What to produce: Leave the pictures out. Return all other data exactly.

Source material:
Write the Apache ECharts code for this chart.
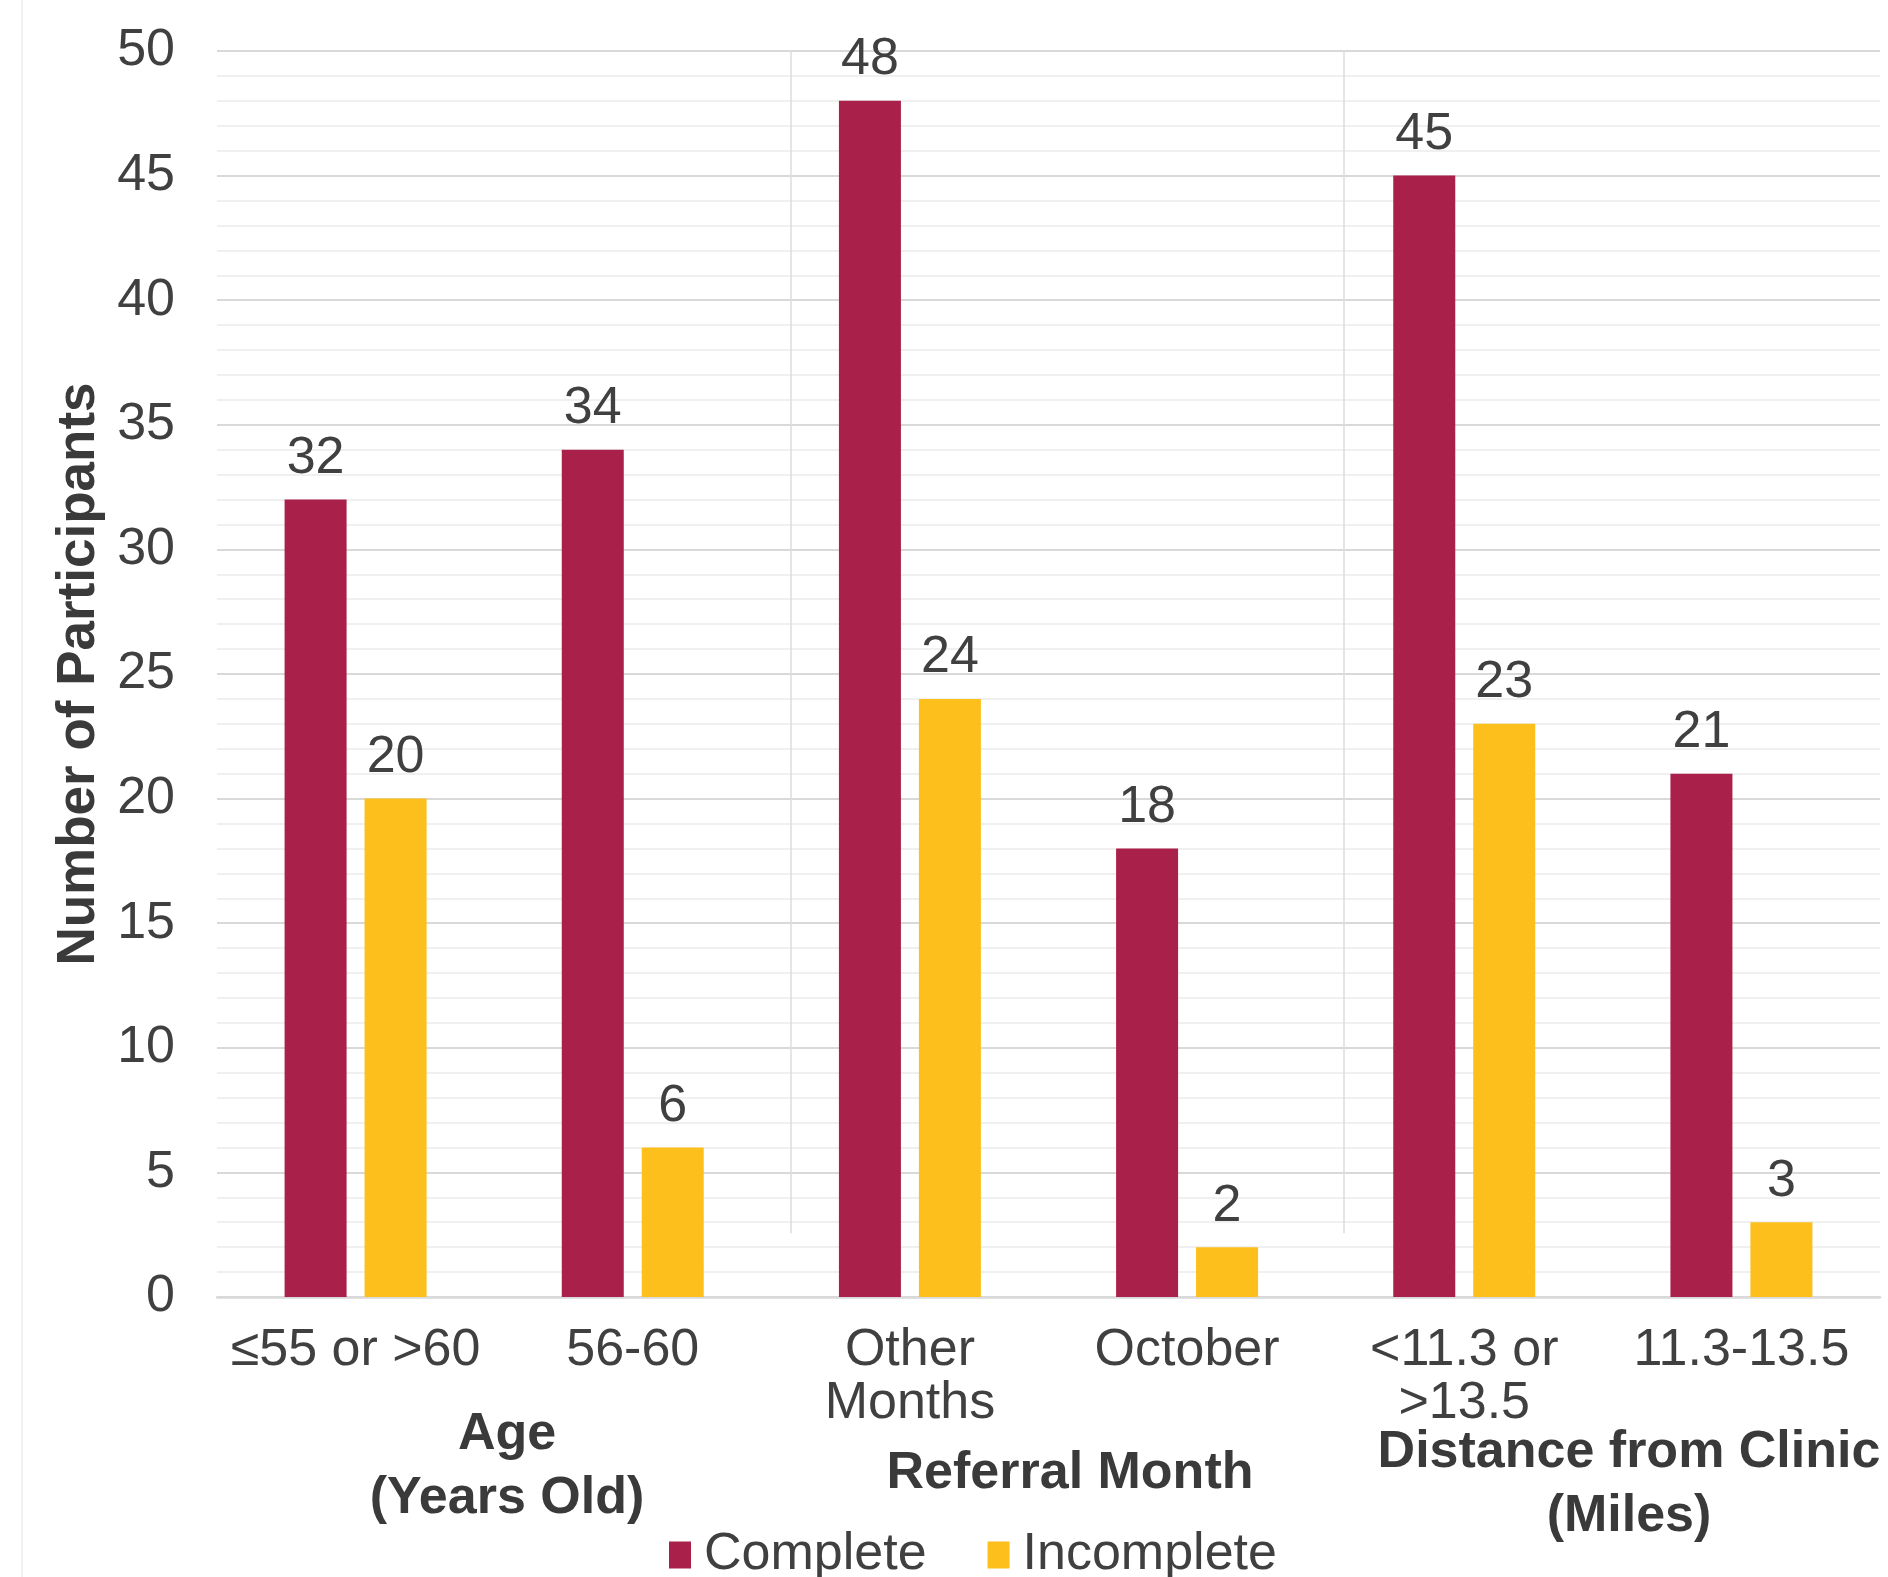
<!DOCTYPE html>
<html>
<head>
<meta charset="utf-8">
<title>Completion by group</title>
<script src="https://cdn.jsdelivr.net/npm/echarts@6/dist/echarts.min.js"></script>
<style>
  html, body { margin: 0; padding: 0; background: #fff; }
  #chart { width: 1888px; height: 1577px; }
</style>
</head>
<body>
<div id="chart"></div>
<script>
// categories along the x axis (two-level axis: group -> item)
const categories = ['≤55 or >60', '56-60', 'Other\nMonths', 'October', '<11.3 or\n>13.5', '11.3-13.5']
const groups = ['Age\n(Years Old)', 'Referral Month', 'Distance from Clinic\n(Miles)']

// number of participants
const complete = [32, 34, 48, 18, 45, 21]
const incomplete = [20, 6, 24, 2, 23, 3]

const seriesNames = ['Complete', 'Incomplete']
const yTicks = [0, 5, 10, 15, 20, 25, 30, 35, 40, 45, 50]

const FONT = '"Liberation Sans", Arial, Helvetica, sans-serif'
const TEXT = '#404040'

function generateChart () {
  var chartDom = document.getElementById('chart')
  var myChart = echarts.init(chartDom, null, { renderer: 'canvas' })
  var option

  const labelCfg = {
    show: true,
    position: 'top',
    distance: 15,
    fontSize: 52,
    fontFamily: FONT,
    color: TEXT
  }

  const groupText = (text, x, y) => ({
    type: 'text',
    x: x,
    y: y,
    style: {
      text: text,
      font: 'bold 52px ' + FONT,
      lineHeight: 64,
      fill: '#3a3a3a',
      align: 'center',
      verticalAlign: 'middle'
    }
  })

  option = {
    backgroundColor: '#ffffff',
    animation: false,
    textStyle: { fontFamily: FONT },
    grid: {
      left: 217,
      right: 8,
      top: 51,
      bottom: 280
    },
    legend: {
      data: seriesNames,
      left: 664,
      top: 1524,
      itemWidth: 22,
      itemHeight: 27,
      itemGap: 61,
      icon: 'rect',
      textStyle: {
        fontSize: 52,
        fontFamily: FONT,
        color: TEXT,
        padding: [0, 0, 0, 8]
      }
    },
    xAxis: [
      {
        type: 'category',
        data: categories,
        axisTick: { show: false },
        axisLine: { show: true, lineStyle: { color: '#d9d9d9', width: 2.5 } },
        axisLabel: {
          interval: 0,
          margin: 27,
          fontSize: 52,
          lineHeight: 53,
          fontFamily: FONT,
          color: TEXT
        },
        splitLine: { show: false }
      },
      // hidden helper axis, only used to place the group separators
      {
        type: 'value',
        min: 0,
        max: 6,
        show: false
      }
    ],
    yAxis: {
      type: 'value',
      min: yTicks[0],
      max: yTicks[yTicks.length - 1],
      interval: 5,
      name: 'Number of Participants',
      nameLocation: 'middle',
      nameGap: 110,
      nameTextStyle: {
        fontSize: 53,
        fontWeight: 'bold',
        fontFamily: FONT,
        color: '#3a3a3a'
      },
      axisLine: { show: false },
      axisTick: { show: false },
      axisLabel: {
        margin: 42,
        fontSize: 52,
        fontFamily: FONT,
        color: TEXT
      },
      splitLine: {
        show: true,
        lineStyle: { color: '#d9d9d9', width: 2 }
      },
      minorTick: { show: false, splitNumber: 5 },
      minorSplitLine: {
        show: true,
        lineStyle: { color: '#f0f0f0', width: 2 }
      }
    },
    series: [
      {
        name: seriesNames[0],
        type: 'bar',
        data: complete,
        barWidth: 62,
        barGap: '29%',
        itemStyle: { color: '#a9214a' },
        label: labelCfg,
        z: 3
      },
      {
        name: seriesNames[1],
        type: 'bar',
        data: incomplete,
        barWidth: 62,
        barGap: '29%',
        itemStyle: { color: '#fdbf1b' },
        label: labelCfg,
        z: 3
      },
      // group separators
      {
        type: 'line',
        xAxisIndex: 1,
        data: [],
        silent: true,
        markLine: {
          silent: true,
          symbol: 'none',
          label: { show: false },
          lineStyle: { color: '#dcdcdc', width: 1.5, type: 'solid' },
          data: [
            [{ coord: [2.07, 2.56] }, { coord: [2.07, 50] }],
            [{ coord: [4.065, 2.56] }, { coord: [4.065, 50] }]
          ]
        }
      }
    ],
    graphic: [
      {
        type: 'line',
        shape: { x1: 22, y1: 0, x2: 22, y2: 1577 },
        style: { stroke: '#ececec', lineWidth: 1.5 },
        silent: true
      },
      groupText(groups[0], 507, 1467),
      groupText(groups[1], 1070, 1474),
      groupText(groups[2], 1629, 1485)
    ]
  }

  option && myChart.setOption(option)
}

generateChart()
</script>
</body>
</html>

Result:
Write the Apache ECharts code for this chart.
<!DOCTYPE html>
<html>
<head>
<meta charset="utf-8">
<title>Completion by group</title>
<script src="https://cdn.jsdelivr.net/npm/echarts@6/dist/echarts.min.js"></script>
<style>
  html, body { margin: 0; padding: 0; background: #fff; }
  #chart { width: 1888px; height: 1577px; }
</style>
</head>
<body>
<div id="chart"></div>
<script>
// categories along the x axis (two-level axis: group -> item)
const categories = ['≤55 or >60', '56-60', 'Other\nMonths', 'October', '<11.3 or\n>13.5', '11.3-13.5']
const groups = ['Age\n(Years Old)', 'Referral Month', 'Distance from Clinic\n(Miles)']

// number of participants
const complete = [32, 34, 48, 18, 45, 21]
const incomplete = [20, 6, 24, 2, 23, 3]

const seriesNames = ['Complete', 'Incomplete']
const yTicks = [0, 5, 10, 15, 20, 25, 30, 35, 40, 45, 50]

const FONT = '"Liberation Sans", Arial, Helvetica, sans-serif'
const TEXT = '#404040'

function generateChart () {
  var chartDom = document.getElementById('chart')
  var myChart = echarts.init(chartDom, null, { renderer: 'canvas' })
  var option

  const labelCfg = {
    show: true,
    position: 'top',
    distance: 15,
    fontSize: 52,
    fontFamily: FONT,
    color: TEXT
  }

  const groupText = (text, x, y) => ({
    type: 'text',
    x: x,
    y: y,
    style: {
      text: text,
      font: 'bold 52px ' + FONT,
      lineHeight: 64,
      fill: '#3a3a3a',
      align: 'center',
      verticalAlign: 'middle'
    }
  })

  option = {
    backgroundColor: '#ffffff',
    animation: false,
    textStyle: { fontFamily: FONT },
    grid: {
      left: 217,
      right: 8,
      top: 51,
      bottom: 280
    },
    legend: {
      data: seriesNames,
      left: 664,
      top: 1524,
      itemWidth: 22,
      itemHeight: 27,
      itemGap: 61,
      icon: 'rect',
      textStyle: {
        fontSize: 52,
        fontFamily: FONT,
        color: TEXT,
        padding: [0, 0, 0, 8]
      }
    },
    xAxis: [
      {
        type: 'category',
        data: categories,
        axisTick: { show: false },
        axisLine: { show: true, lineStyle: { color: '#d9d9d9', width: 2.5 } },
        axisLabel: {
          interval: 0,
          margin: 27,
          fontSize: 52,
          lineHeight: 53,
          fontFamily: FONT,
          color: TEXT
        },
        splitLine: { show: false }
      },
      // hidden helper axis, only used to place the group separators
      {
        type: 'value',
        min: 0,
        max: 6,
        show: false
      }
    ],
    yAxis: {
      type: 'value',
      min: yTicks[0],
      max: yTicks[yTicks.length - 1],
      interval: 5,
      name: 'Number of Participants',
      nameLocation: 'middle',
      nameGap: 110,
      nameTextStyle: {
        fontSize: 53,
        fontWeight: 'bold',
        fontFamily: FONT,
        color: '#3a3a3a'
      },
      axisLine: { show: false },
      axisTick: { show: false },
      axisLabel: {
        margin: 42,
        fontSize: 52,
        fontFamily: FONT,
        color: TEXT
      },
      splitLine: {
        show: true,
        lineStyle: { color: '#d9d9d9', width: 2 }
      },
      minorTick: { show: false, splitNumber: 5 },
      minorSplitLine: {
        show: true,
        lineStyle: { color: '#f0f0f0', width: 2 }
      }
    },
    series: [
      {
        name: seriesNames[0],
        type: 'bar',
        data: complete,
        barWidth: 62,
        barGap: '29%',
        itemStyle: { color: '#a9214a' },
        label: labelCfg,
        z: 3
      },
      {
        name: seriesNames[1],
        type: 'bar',
        data: incomplete,
        barWidth: 62,
        barGap: '29%',
        itemStyle: { color: '#fdbf1b' },
        label: labelCfg,
        z: 3
      },
      // group separators
      {
        type: 'line',
        xAxisIndex: 1,
        data: [],
        silent: true,
        markLine: {
          silent: true,
          symbol: 'none',
          label: { show: false },
          lineStyle: { color: '#dcdcdc', width: 1.5, type: 'solid' },
          data: [
            [{ coord: [2.07, 2.56] }, { coord: [2.07, 50] }],
            [{ coord: [4.065, 2.56] }, { coord: [4.065, 50] }]
          ]
        }
      }
    ],
    graphic: [
      {
        type: 'line',
        shape: { x1: 22, y1: 0, x2: 22, y2: 1577 },
        style: { stroke: '#ececec', lineWidth: 1.5 },
        silent: true
      },
      groupText(groups[0], 507, 1467),
      groupText(groups[1], 1070, 1474),
      groupText(groups[2], 1629, 1485)
    ]
  }

  option && myChart.setOption(option)
}

generateChart()
</script>
</body>
</html>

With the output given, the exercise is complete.